The second committee mandated in the bill is a "Hospital Nurse Workload Committee" that would create, implement, and maintain dispute resolution procedures to address concerns raised in anonymously submitted safe staffing forms. If these anonymous complaints are not resolved within 30 days, the matter would go to arbitration. This arbitration process would slow down decision making, worsen culture, and add unnecessary expense and bureaucracy.

In addition to inserting an unnecessary committee process into patient care decisions, this bill requires that the commissioner of health create a public grading system of hospitals based on unsafe staffing reports, adherence to staffing plans, etc. This grading system would also include the number of acts of violence against health care workers. While we completely agree that violence in health care settings needs to be addressed with additional focus and state resources, this grading approach would penalize those hospitals that provide inpatient mental health services to their communities.

We would support some provisions in the bill, including funding mental health services for care teams and expanding loan forgiveness programs for registered nurses. Given that there are more than 40,000 health care job openings in Minnesota, including more than 5,000 RN vacancies in hospitals and health systems, multipronged strategies are needed to address our current workforce challenges. Creating new committees will not attract more individuals into the nursing profession.

There are elements in the violence prevention section of the bill that are good faith efforts at advancing collaboration to improve safety for our employees and patients. Unfortunately, the bill’s staffing mandates are untenable for hospitals and health systems and will inevitably hurt our communities by limiting care for patients.

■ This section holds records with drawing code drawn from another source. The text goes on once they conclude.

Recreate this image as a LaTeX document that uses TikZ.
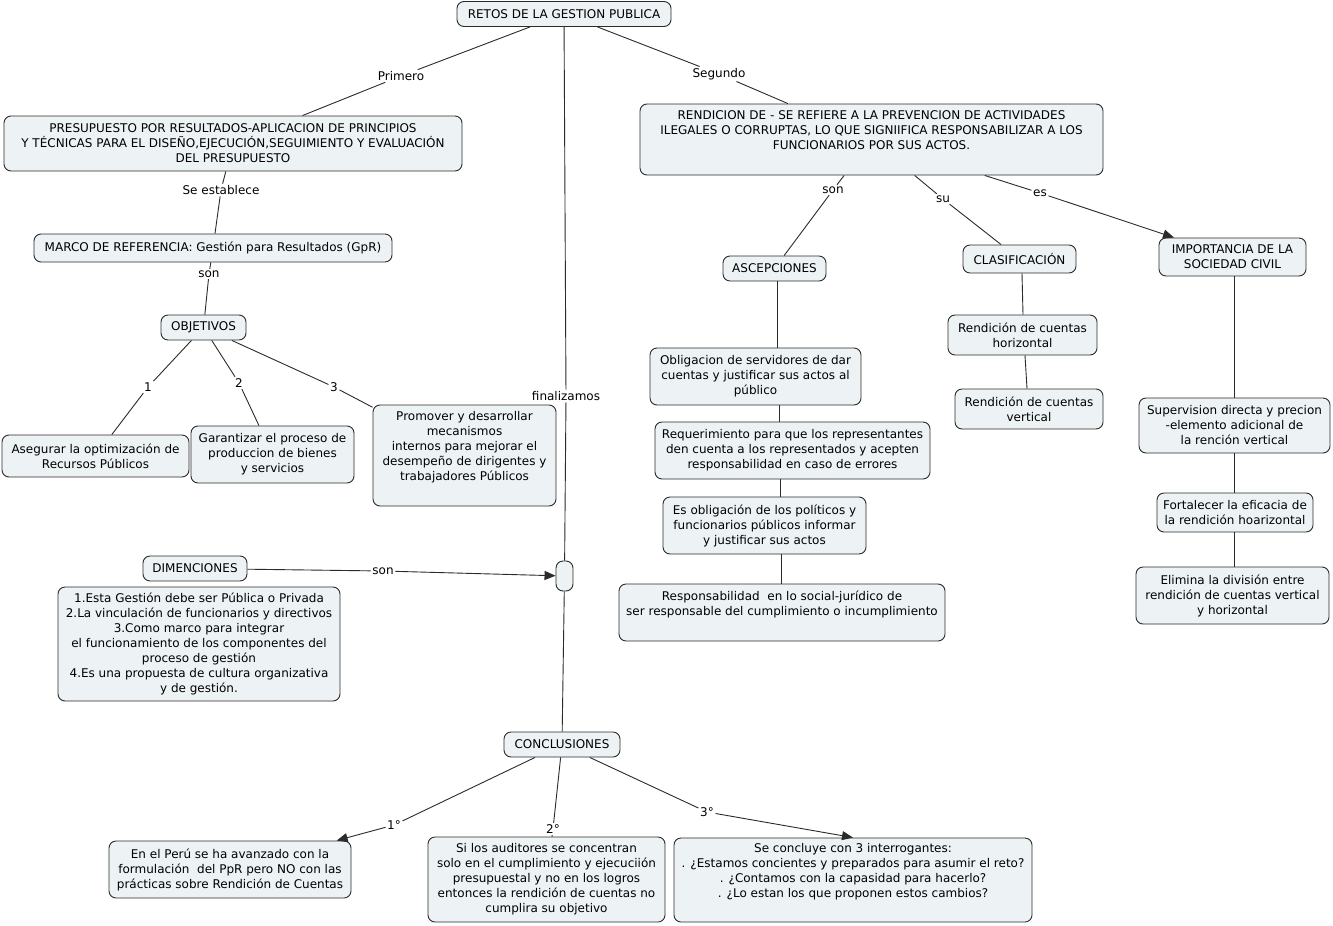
\documentclass[tikz,border=0pt]{standalone}
\usepackage{fontspec}
\setmainfont{DejaVu Sans}
\usetikzlibrary{arrows.meta}
\definecolor{boxfill}{HTML}{EDF3F5}
\definecolor{edge}{HTML}{2B2B2B}
\tikzset{
  concept/.style={draw=edge, fill=boxfill, rounded corners=7pt, line width=0.9pt, align=center, inner sep=2pt, font=\fontsize{12}{15}\selectfont},
  lbl/.style={inner sep=1.5pt, font=\fontsize{12}{15}\selectfont, text=black},
  link/.style={draw=edge, line width=0.9pt},
  arr/.style={-{Triangle[length=11pt,width=9pt]}},
}
\begin{document}
\begin{tikzpicture}[x=1pt,y=-1pt]
\useasboundingbox[fill=white] (0,0) rectangle (1333,926);

% concepts
\node[concept, minimum width=214, minimum height=25] (retos) at (564,14) {RETOS DE LA GESTION PUBLICA};
\node[concept, minimum width=458, minimum height=55] (presu) at (233,143.5) {PRESUPUESTO POR RESULTADOS-APLICACION DE PRINCIPIOS\\Y TÉCNICAS PARA EL DISEÑO,EJECUCIÓN,SEGUIMIENTO Y EVALUACIÓN\\DEL PRESUPUESTO};
\node[concept, minimum width=358, minimum height=28] (marco) at (213,248) {MARCO DE REFERENCIA: Gestión para Resultados (GpR)};
\node[concept, minimum width=85, minimum height=25] (objet) at (203.5,327.5) {OBJETIVOS};
\node[concept, minimum width=187, minimum height=42] (aseg) at (95.5,456) {Asegurar la optimización de\\Recursos Públicos};
\node[concept, minimum width=163, minimum height=57] (garan) at (272.5,454.5) {Garantizar el proceso de\\produccion de bienes\\y servicios};
\node[concept, minimum width=183, minimum height=101] (promo) at (464.5,455.5) {Promover y desarrollar\\mecanismos\\internos para mejorar el\\desempeño de dirigentes y\\trabajadores Públicos\\ \strut};
\node[concept, minimum width=104, minimum height=25] (dimen) at (195,568.5) {DIMENCIONES};
\node[concept, minimum width=282, minimum height=114] (dimlist) at (199,644) {1.Esta Gestión debe ser Pública o Privada\\2.La vinculación de funcionarios y directivos\\3.Como marco para integrar\\el funcionamiento de los componentes del\\proceso de gestión\\4.Es una propuesta de cultura organizativa\\y de gestión.};
\node[concept, minimum width=17, minimum height=30, inner sep=0pt] (junc) at (564.5,576) {};
\node[concept, minimum width=116, minimum height=25] (concl) at (562,744.5) {CONCLUSIONES};
\node[concept, minimum width=242, minimum height=57] (peru) at (230,869.5) {En el Perú se ha avanzado con la\\formulación\ \ del PpR pero NO con las\\prácticas sobre Rendición de Cuentas};
\node[concept, minimum width=237, minimum height=85] (audit) at (546.5,879.5) {Si los auditores se concentran\\solo en el cumplimiento y ejecuciión\\presupuestal y no en los logros\\entonces la rendición de cuentas no\\cumplira su objetivo};
\node[concept, minimum width=358, minimum height=84] (concluye) at (853,880) {Se concluye con 3 interrogantes:\\. ¿Estamos concientes y preparados para asumir el reto?\\. ¿Contamos con la capasidad para hacerlo?\\. ¿Lo estan los que proponen estos cambios?\\ \strut};
\node[concept, minimum width=463, minimum height=71] (rend) at (871.5,139.5) {RENDICION DE - SE REFIERE A LA PREVENCION DE ACTIVIDADES\\ILEGALES O CORRUPTAS, LO QUE SIGNIIFICA RESPONSABILIZAR A LOS\\FUNCIONARIOS POR SUS ACTOS.\\ \strut};
\node[concept, minimum width=103, minimum height=25] (asc) at (774.5,268.5) {ASCEPCIONES};
\node[concept, minimum width=113, minimum height=28] (clasif) at (1019.5,259) {CLASIFICACIÓN};
\node[concept, minimum width=147, minimum height=38] (impor) at (1232.5,257) {IMPORTANCIA DE LA\\SOCIEDAD CIVIL};
\node[concept, minimum width=211, minimum height=57] (obl) at (755.5,376.5) {Obligacion de servidores de dar\\cuentas y justificar sus actos al\\público};
\node[concept, minimum width=275, minimum height=57] (req) at (792.5,450.5) {Requerimiento para que los representantes\\den cuenta a los representados y acepten\\responsabilidad en caso de errores};
\node[concept, minimum width=203, minimum height=57] (esobl) at (764.5,525.5) {Es obligación de los políticos y\\funcionarios públicos informar\\y justificar sus actos};
\node[concept, minimum width=326, minimum height=57] (respo) at (782,612.5) {Responsabilidad\ \ en lo social-jurídico de\\ser responsable del cumplimiento o incumplimiento\\ \strut};
\node[concept, minimum width=149, minimum height=40] (rhor) at (1022.5,335) {Rendición de cuentas\\horizontal};
\node[concept, minimum width=148, minimum height=40] (rver) at (1029,409) {Rendición de cuentas\\vertical};
\node[concept, minimum width=191, minimum height=55] (superv) at (1234.5,425.5) {Supervision directa y precion\\-elemento adicional de\\la rención vertical};
\node[concept, minimum width=156, minimum height=39] (fortal) at (1235,512.5) {Fortalecer la eficacia de\\la rendición hoarizontal};
\node[concept, minimum width=193, minimum height=57] (elimina) at (1232.5,595.5) {Elimina la división entre\\rendición de cuentas vertical\\y horizontal};

% linking phrases
\node[lbl] (primero) at (401,76) {Primero};
\node[lbl] (segundo) at (719,74) {Segundo};
\node[lbl] (seest) at (221,190) {Se establece};
\node[lbl] (sonobj) at (209,274) {son};
\node[lbl] (uno) at (148,387) {1};
\node[lbl] (dos) at (239,383) {2};
\node[lbl] (tres) at (334,387) {3};
\node[lbl] (final) at (566,396) {finalizamos};
\node[lbl] (sondim) at (383,571) {son};
\node[lbl] (sonasc) at (833,190) {son};
\node[lbl] (su) at (943,199) {su};
\node[lbl] (es) at (1040,193) {es};
\node[lbl] (cuno) at (394,825) {1°};
\node[lbl] (cdos) at (553,829) {2°};
\node[lbl] (ctres) at (707,812) {3°};

% connectors
\draw[link] (retos) -- (primero) -- (presu);
\draw[link] (retos) -- (segundo) -- (rend);
\draw[link] (retos) -- (final) -- (junc);
\draw[link] (junc) -- (concl);
\draw[link] (presu) -- (seest) -- (marco);
\draw[link] (marco) -- (sonobj) -- (objet);
\draw[link] (objet) -- (uno) -- (aseg);
\draw[link] (objet) -- (dos) -- (garan);
\draw[link] (objet) -- (tres) -- (promo);
\draw[link] (dimen) -- (sondim);
\draw[link, arr] (sondim) -- (junc);
\draw[link] (rend) -- (sonasc) -- (asc);
\draw[link] (rend) -- (su) -- (clasif);
\draw[link] (rend) -- (es);
\draw[link, arr] (es) -- (impor);
\draw[link] (concl) -- (cuno);
\draw[link, arr] (cuno) -- (peru);
\draw[link] (concl) -- (cdos) -- (audit);
\draw[link] (concl) -- (ctres);
\draw[link, arr] (ctres) -- (concluye.north);

\draw[link] (777,0 |- asc.south) -- (777,0 |- obl.north);
\draw[link] (779,0 |- obl.south) -- (779,0 |- req.north);
\draw[link] (780,0 |- req.south) -- (780,0 |- esobl.north);
\draw[link] (781,0 |- esobl.south) -- (781,0 |- respo.north);
\draw[link] (1022,0 |- clasif.south) -- (1023,0 |- rhor.north);
\draw[link] (1025,0 |- rhor.south) -- (1027,0 |- rver.north);
\draw[link] (1234,0 |- impor.south) -- (1234,0 |- superv.north);
\draw[link] (1234,0 |- superv.south) -- (1234,0 |- fortal.north);
\draw[link] (1234,0 |- fortal.south) -- (1234,0 |- elimina.north);
\end{tikzpicture}
\end{document}
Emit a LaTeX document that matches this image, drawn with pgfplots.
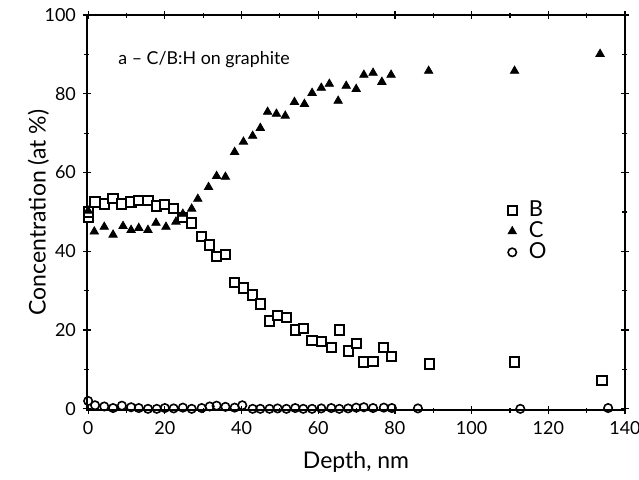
\documentclass[border=0pt]{standalone}
\usepackage{fontspec}
\setmainfont{Lato}
\usepackage{pgfplots}
\pgfplotsset{compat=1.18}

\begin{document}
\begin{tikzpicture}
\begin{axis}[
  scale only axis,
  at={(0,0)}, anchor=south west,
  width=269pt, height=197.5pt,
  xmin=-0.3, xmax=140, ymin=-0.3, ymax=100,
  xtick={0,20,...,140}, ytick={0,20,...,100},
  minor x tick num=1, minor y tick num=1,
  tick align=center, tick pos=both,
  major tick length=4pt, minor tick length=2.5pt,
  tick style={black, line width=0.6pt},
  axis line style={line width=0.7pt},
  /pgf/number format/assume math mode=true,
  tick label style={font=\fontsize{9}{10}\selectfont},
  label style={font=\fontsize{11.5}{13}\selectfont},
  xlabel={Depth, nm}, ylabel={Concentration (at \%)},
  xlabel style={yshift=-2pt},
  ylabel style={yshift=-9pt},
  clip=false,
  legend style={draw=none, fill=none, at={(0.77,0.55)}, anchor=north west,
                font=\fontsize{11}{12}\selectfont, row sep=-3pt,
                /tikz/every odd column/.append style={column sep=4pt}},
  legend cell align=left,
]
\addplot[only marks, mark=square*, mark size=2.3pt,
  mark options={draw=black, fill=white, line width=1pt}] coordinates {
  (0,48.5)(0,50)(1.8,52.5)(4.2,52)(6.5,53.5)(8.8,52)(11.2,52.5)(13.2,52.8)
  (15.6,53)(17.9,51.5)(20,51.8)(22.3,50.8)(24.7,48.5)(27,47.2)(29.6,43.7)
  (31.7,41.6)(33.5,38.6)(35.8,39.1)(38.2,32)(40.5,30.7)(42.9,28.9)(44.9,26.6)
  (47.3,22.3)(49.4,23.6)(51.7,23.1)(54,20)(56.1,20.3)(58.4,17.3)(60.8,17)
  (63.4,15.5)(65.5,20)(67.8,14.7)(69.9,16.5)(71.9,11.9)(74.3,12)(77.1,15.5)
  (79.2,13.2)(89.1,11.4)(111.2,11.9)(134,7.1)};
\addlegendentry{B}

\addplot[only marks, mark=triangle*, mark size=2.4pt,
  mark options={draw=black, fill=black}] coordinates {
  (0,50.3)(1.6,45)(4.2,46.2)(6.5,44.2)(9.1,46.4)(11.2,45.4)(13.2,45.9)
  (15.6,45.4)(17.7,47.2)(20.3,46.2)(22.9,47.5)(24.7,49.5)(27,50.8)(28.6,53.3)
  (31.4,56.3)(33.5,59.1)(35.8,58.9)(38.2,65.2)(40.5,67.8)(42.9,69.3)(44.9,71.3)
  (46.8,75.4)(49.1,74.9)(51.4,74.4)(53.8,77.9)(56.4,77.4)(58.4,80.2)(60.8,81.5)
  (62.9,82.5)(65.2,78.2)(67.3,82)(69.9,81.2)(71.9,84.8)(74.3,85.3)(76.6,83)
  (79,84.8)(88.8,85.8)(111.2,85.8)(133.5,90.1)};
\addlegendentry{C}

\addplot[only marks, mark=o, mark size=2.1pt,
  mark options={draw=black, fill=white, line width=0.8pt}] coordinates {
  (0,2)(1.8,0.9)(4.2,0.6)(6.5,0.2)(8.8,0.8)(11.2,0.4)(13.2,0.2)(15.6,0)
  (17.9,0)(20,0.2)(22.3,0.1)(24.7,0.3)(27,0)(29.6,0.2)(31.7,0.6)(33.5,0.8)
  (35.8,0.5)(38.2,0.3)(40.2,0.9)(42.9,0)(44.9,0)(47.3,0)(49.4,0.1)(51.7,0)
  (54,0.2)(56.1,0)(58.4,0)(60.8,0.1)(63.4,0.2)(65.5,0)(67.8,0.1)(69.9,0.3)
  (71.9,0.4)(74.3,0.2)(77.1,0.3)(79.2,0.2)(86,0.1)(112.7,0)(135.6,0.2)};
\addlegendentry{O}

\node[anchor=west, inner sep=0pt, font=\fontsize{8.9}{11}\selectfont] at (axis cs:7.8,88.8) {a -- C/B:H on graphite};
\end{axis}
\pgfresetboundingbox
\path[use as bounding box] (-43.5pt,-34.5pt) rectangle (276pt,205pt);
\end{tikzpicture}
\end{document}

In closing, this bill would have drastic negative consequences to patient care. If implemented, the unnecessary mandates called for in this bill would inevitably lead to unit closures, rising costs, longer wait times for patients, and the loss of vital health care services that communities rely on. Patients would need to be turned away for admission if the hospital did not have capacity due to the constraints forced by its staffing plan. The consequences for a community or patient needing care could be dire. We strongly urge legislators to delete Article 2 of the bill as introduced and focus on the positive and collaborative provisions in the bill. Thank you for your consideration of our urgent concerns.